- _Collected material_
· · · · ·

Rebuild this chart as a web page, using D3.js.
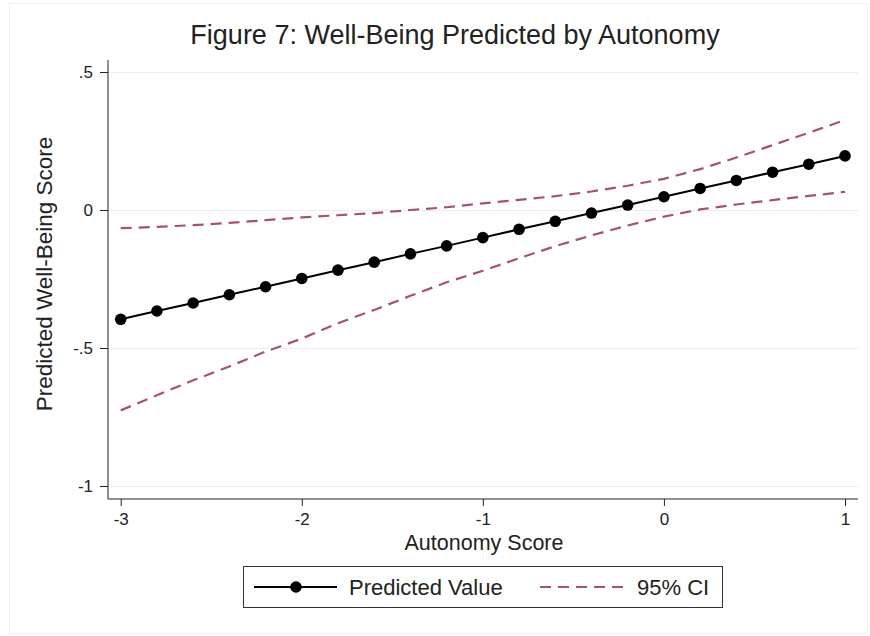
<!DOCTYPE html>
<html>
<head>
<meta charset="utf-8">
<script src="https://cdn.jsdelivr.net/npm/d3@7"></script>
<style>
  html, body { margin: 0; padding: 0; background: #fff; }
  svg { display: block; font-family: "Liberation Sans", Arial, sans-serif; }
  .grid line { stroke: #ececec; stroke-width: 1; }
  .axis path, .axis line { stroke: #222; stroke-width: 1; }
  .axis text { fill: #222; font-size: 17px; }
</style>
</head>
<body>
<div id="container"></div>
<script>
// values
const autonomy = [-3, -2.8, -2.6, -2.4, -2.2, -2, -1.8, -1.6, -1.4, -1.2, -1,
                  -0.8, -0.6, -0.4, -0.2, 0, 0.2, 0.4, 0.6, 0.8, 1];
const predicted = [-0.396, -0.366, -0.337, -0.307, -0.278, -0.248, -0.218, -0.189, -0.159, -0.130, -0.100,
                   -0.070, -0.041, -0.011, 0.018, 0.048, 0.078, 0.107, 0.137, 0.166, 0.196];
const ciUpper = [-0.066, -0.061, -0.055, -0.047, -0.037, -0.027, -0.019, -0.011, 0.000, 0.010, 0.024,
                 0.037, 0.050, 0.067, 0.088, 0.113, 0.148, 0.190, 0.235, 0.280, 0.326];
const ciLower = [-0.726, -0.671, -0.617, -0.567, -0.513, -0.466, -0.410, -0.362, -0.311, -0.262, -0.220,
                 -0.175, -0.131, -0.092, -0.056, -0.024, 0.002, 0.020, 0.036, 0.051, 0.066];
const xTicks = [-3, -2, -1, 0, 1];
const yTicks = [0.5, 0, -0.5, -1];

const title = 'Figure 7: Well-Being Predicted by Autonomy';
const xTitle = 'Autonomy Score';
const yTitle = 'Predicted Well-Being Score';
const legendLabels = ['Predicted Value', '95% CI'];

const width = 870;
const height = 636;
const ciColor = '#a5526f';

const svg = d3.select('#container')
              .append('svg')
              .attr('width', width)
              .attr('height', height);

// faint outer frame of the graph region
svg.append('rect')
   .attr('x', 9.5).attr('y', 3.5)
   .attr('width', 858).attr('height', 630)
   .attr('fill', 'none')
   .attr('stroke', '#efefef');

const axisLeftX = 108;
const axisBottomY = 499;
const axisTopY = 60;
const axisRightX = 858;

const x = d3.scaleLinear().domain([-3, 1]).range([120.7, 845]);
const y = d3.scaleLinear().domain([-1, 0.5]).range([486, 72]);

// horizontal grid
svg.append('g')
   .attr('class', 'grid')
   .attr('transform', `translate(${axisLeftX}, 0)`)
   .call(d3.axisLeft(y).tickValues(yTicks).tickSize(-(axisRightX - axisLeftX)).tickFormat(''))
   .call((g) => g.select('.domain').remove());

// axes
const fmtY = (d) => d === 0 ? '0' : d3.format('.1~f')(d).replace('0.', '.').replace('−', '-');
const yAxis = svg.append('g')
   .attr('class', 'axis')
   .attr('transform', `translate(${axisLeftX}, 0)`)
   .call(d3.axisLeft(y).tickValues(yTicks).tickSize(8).tickPadding(7).tickFormat(fmtY));
yAxis.select('.domain').attr('d', `M0,${axisTopY}V${axisBottomY}`);

const xAxis = svg.append('g')
   .attr('class', 'axis')
   .attr('transform', `translate(0, ${axisBottomY})`)
   .call(d3.axisBottom(x).tickValues(xTicks).tickSize(7).tickPadding(7)
           .tickFormat((d) => String(d)));
xAxis.select('.domain').attr('d', `M${axisLeftX},0H${axisRightX}`);

// CI lines
const points = autonomy.map((a, i) => ({x: a, p: predicted[i], hi: ciUpper[i], lo: ciLower[i]}));
const chart = svg.append('g');
['hi', 'lo'].forEach((key) => {
  chart.append('path')
       .datum(points)
       .attr('fill', 'none')
       .attr('stroke', ciColor)
       .attr('stroke-width', 2.2)
       .attr('stroke-dasharray', '11,7')
       .attr('d', d3.line().x((d) => x(d.x)).y((d) => y(d[key])));
});

// predicted line with markers
chart.append('path')
     .datum(points)
     .attr('fill', 'none')
     .attr('stroke', '#000')
     .attr('stroke-width', 2)
     .attr('d', d3.line().x((d) => x(d.x)).y((d) => y(d.p)));
chart.selectAll('circle.pt')
     .data(points)
     .enter()
     .append('circle')
     .attr('class', 'pt')
     .attr('cx', (d) => x(d.x))
     .attr('cy', (d) => y(d.p))
     .attr('r', 5.8)
     .attr('fill', '#000');

// titles
svg.append('text')
   .attr('x', 455).attr('y', 44)
   .attr('text-anchor', 'middle')
   .style('font-size', '27px')
   .attr('fill', '#222')
   .text(title);
svg.append('text')
   .attr('x', 484).attr('y', 550)
   .attr('text-anchor', 'middle')
   .style('font-size', '21.5px')
   .attr('fill', '#222')
   .text(xTitle);
svg.append('text')
   .attr('transform', 'translate(52, 274) rotate(-90)')
   .attr('text-anchor', 'middle')
   .style('font-size', '22.5px')
   .attr('fill', '#222')
   .text(yTitle);

// legend
const legend = svg.append('g').attr('transform', 'translate(243, 566)');
legend.append('rect')
      .attr('x', 0.5).attr('y', 0.5)
      .attr('width', 479).attr('height', 41)
      .attr('fill', '#fff')
      .attr('stroke', '#333');
legend.append('line')
      .attr('x1', 11).attr('x2', 94).attr('y1', 21).attr('y2', 21)
      .attr('stroke', '#000').attr('stroke-width', 2);
legend.append('circle')
      .attr('cx', 53).attr('cy', 21).attr('r', 5.8).attr('fill', '#000');
legend.append('text')
      .attr('x', 106).attr('y', 29)
      .style('font-size', '22px').attr('fill', '#222')
      .text(legendLabels[0]);
legend.append('line')
      .attr('x1', 297).attr('x2', 382).attr('y1', 21).attr('y2', 21)
      .attr('stroke', ciColor).attr('stroke-width', 2)
      .attr('stroke-dasharray', '11,7');
legend.append('text')
      .attr('x', 394).attr('y', 29)
      .style('font-size', '22px').attr('fill', '#222')
      .text(legendLabels[1]);
</script>
</body>
</html>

· · · · ·

- _Objective_
The material above holds pictures; copy everything else in it exactly.

- _Result for this exercise_
Rebuild this chart as a web page, using D3.js.
<!DOCTYPE html>
<html>
<head>
<meta charset="utf-8">
<script src="https://cdn.jsdelivr.net/npm/d3@7"></script>
<style>
  html, body { margin: 0; padding: 0; background: #fff; }
  svg { display: block; font-family: "Liberation Sans", Arial, sans-serif; }
  .grid line { stroke: #ececec; stroke-width: 1; }
  .axis path, .axis line { stroke: #222; stroke-width: 1; }
  .axis text { fill: #222; font-size: 17px; }
</style>
</head>
<body>
<div id="container"></div>
<script>
// values
const autonomy = [-3, -2.8, -2.6, -2.4, -2.2, -2, -1.8, -1.6, -1.4, -1.2, -1,
                  -0.8, -0.6, -0.4, -0.2, 0, 0.2, 0.4, 0.6, 0.8, 1];
const predicted = [-0.396, -0.366, -0.337, -0.307, -0.278, -0.248, -0.218, -0.189, -0.159, -0.130, -0.100,
                   -0.070, -0.041, -0.011, 0.018, 0.048, 0.078, 0.107, 0.137, 0.166, 0.196];
const ciUpper = [-0.066, -0.061, -0.055, -0.047, -0.037, -0.027, -0.019, -0.011, 0.000, 0.010, 0.024,
                 0.037, 0.050, 0.067, 0.088, 0.113, 0.148, 0.190, 0.235, 0.280, 0.326];
const ciLower = [-0.726, -0.671, -0.617, -0.567, -0.513, -0.466, -0.410, -0.362, -0.311, -0.262, -0.220,
                 -0.175, -0.131, -0.092, -0.056, -0.024, 0.002, 0.020, 0.036, 0.051, 0.066];
const xTicks = [-3, -2, -1, 0, 1];
const yTicks = [0.5, 0, -0.5, -1];

const title = 'Figure 7: Well-Being Predicted by Autonomy';
const xTitle = 'Autonomy Score';
const yTitle = 'Predicted Well-Being Score';
const legendLabels = ['Predicted Value', '95% CI'];

const width = 870;
const height = 636;
const ciColor = '#a5526f';

const svg = d3.select('#container')
              .append('svg')
              .attr('width', width)
              .attr('height', height);

// faint outer frame of the graph region
svg.append('rect')
   .attr('x', 9.5).attr('y', 3.5)
   .attr('width', 858).attr('height', 630)
   .attr('fill', 'none')
   .attr('stroke', '#efefef');

const axisLeftX = 108;
const axisBottomY = 499;
const axisTopY = 60;
const axisRightX = 858;

const x = d3.scaleLinear().domain([-3, 1]).range([120.7, 845]);
const y = d3.scaleLinear().domain([-1, 0.5]).range([486, 72]);

// horizontal grid
svg.append('g')
   .attr('class', 'grid')
   .attr('transform', `translate(${axisLeftX}, 0)`)
   .call(d3.axisLeft(y).tickValues(yTicks).tickSize(-(axisRightX - axisLeftX)).tickFormat(''))
   .call((g) => g.select('.domain').remove());

// axes
const fmtY = (d) => d === 0 ? '0' : d3.format('.1~f')(d).replace('0.', '.').replace('−', '-');
const yAxis = svg.append('g')
   .attr('class', 'axis')
   .attr('transform', `translate(${axisLeftX}, 0)`)
   .call(d3.axisLeft(y).tickValues(yTicks).tickSize(8).tickPadding(7).tickFormat(fmtY));
yAxis.select('.domain').attr('d', `M0,${axisTopY}V${axisBottomY}`);

const xAxis = svg.append('g')
   .attr('class', 'axis')
   .attr('transform', `translate(0, ${axisBottomY})`)
   .call(d3.axisBottom(x).tickValues(xTicks).tickSize(7).tickPadding(7)
           .tickFormat((d) => String(d)));
xAxis.select('.domain').attr('d', `M${axisLeftX},0H${axisRightX}`);

// CI lines
const points = autonomy.map((a, i) => ({x: a, p: predicted[i], hi: ciUpper[i], lo: ciLower[i]}));
const chart = svg.append('g');
['hi', 'lo'].forEach((key) => {
  chart.append('path')
       .datum(points)
       .attr('fill', 'none')
       .attr('stroke', ciColor)
       .attr('stroke-width', 2.2)
       .attr('stroke-dasharray', '11,7')
       .attr('d', d3.line().x((d) => x(d.x)).y((d) => y(d[key])));
});

// predicted line with markers
chart.append('path')
     .datum(points)
     .attr('fill', 'none')
     .attr('stroke', '#000')
     .attr('stroke-width', 2)
     .attr('d', d3.line().x((d) => x(d.x)).y((d) => y(d.p)));
chart.selectAll('circle.pt')
     .data(points)
     .enter()
     .append('circle')
     .attr('class', 'pt')
     .attr('cx', (d) => x(d.x))
     .attr('cy', (d) => y(d.p))
     .attr('r', 5.8)
     .attr('fill', '#000');

// titles
svg.append('text')
   .attr('x', 455).attr('y', 44)
   .attr('text-anchor', 'middle')
   .style('font-size', '27px')
   .attr('fill', '#222')
   .text(title);
svg.append('text')
   .attr('x', 484).attr('y', 550)
   .attr('text-anchor', 'middle')
   .style('font-size', '21.5px')
   .attr('fill', '#222')
   .text(xTitle);
svg.append('text')
   .attr('transform', 'translate(52, 274) rotate(-90)')
   .attr('text-anchor', 'middle')
   .style('font-size', '22.5px')
   .attr('fill', '#222')
   .text(yTitle);

// legend
const legend = svg.append('g').attr('transform', 'translate(243, 566)');
legend.append('rect')
      .attr('x', 0.5).attr('y', 0.5)
      .attr('width', 479).attr('height', 41)
      .attr('fill', '#fff')
      .attr('stroke', '#333');
legend.append('line')
      .attr('x1', 11).attr('x2', 94).attr('y1', 21).attr('y2', 21)
      .attr('stroke', '#000').attr('stroke-width', 2);
legend.append('circle')
      .attr('cx', 53).attr('cy', 21).attr('r', 5.8).attr('fill', '#000');
legend.append('text')
      .attr('x', 106).attr('y', 29)
      .style('font-size', '22px').attr('fill', '#222')
      .text(legendLabels[0]);
legend.append('line')
      .attr('x1', 297).attr('x2', 382).attr('y1', 21).attr('y2', 21)
      .attr('stroke', ciColor).attr('stroke-width', 2)
      .attr('stroke-dasharray', '11,7');
legend.append('text')
      .attr('x', 394).attr('y', 29)
      .style('font-size', '22px').attr('fill', '#222')
      .text(legendLabels[1]);
</script>
</body>
</html>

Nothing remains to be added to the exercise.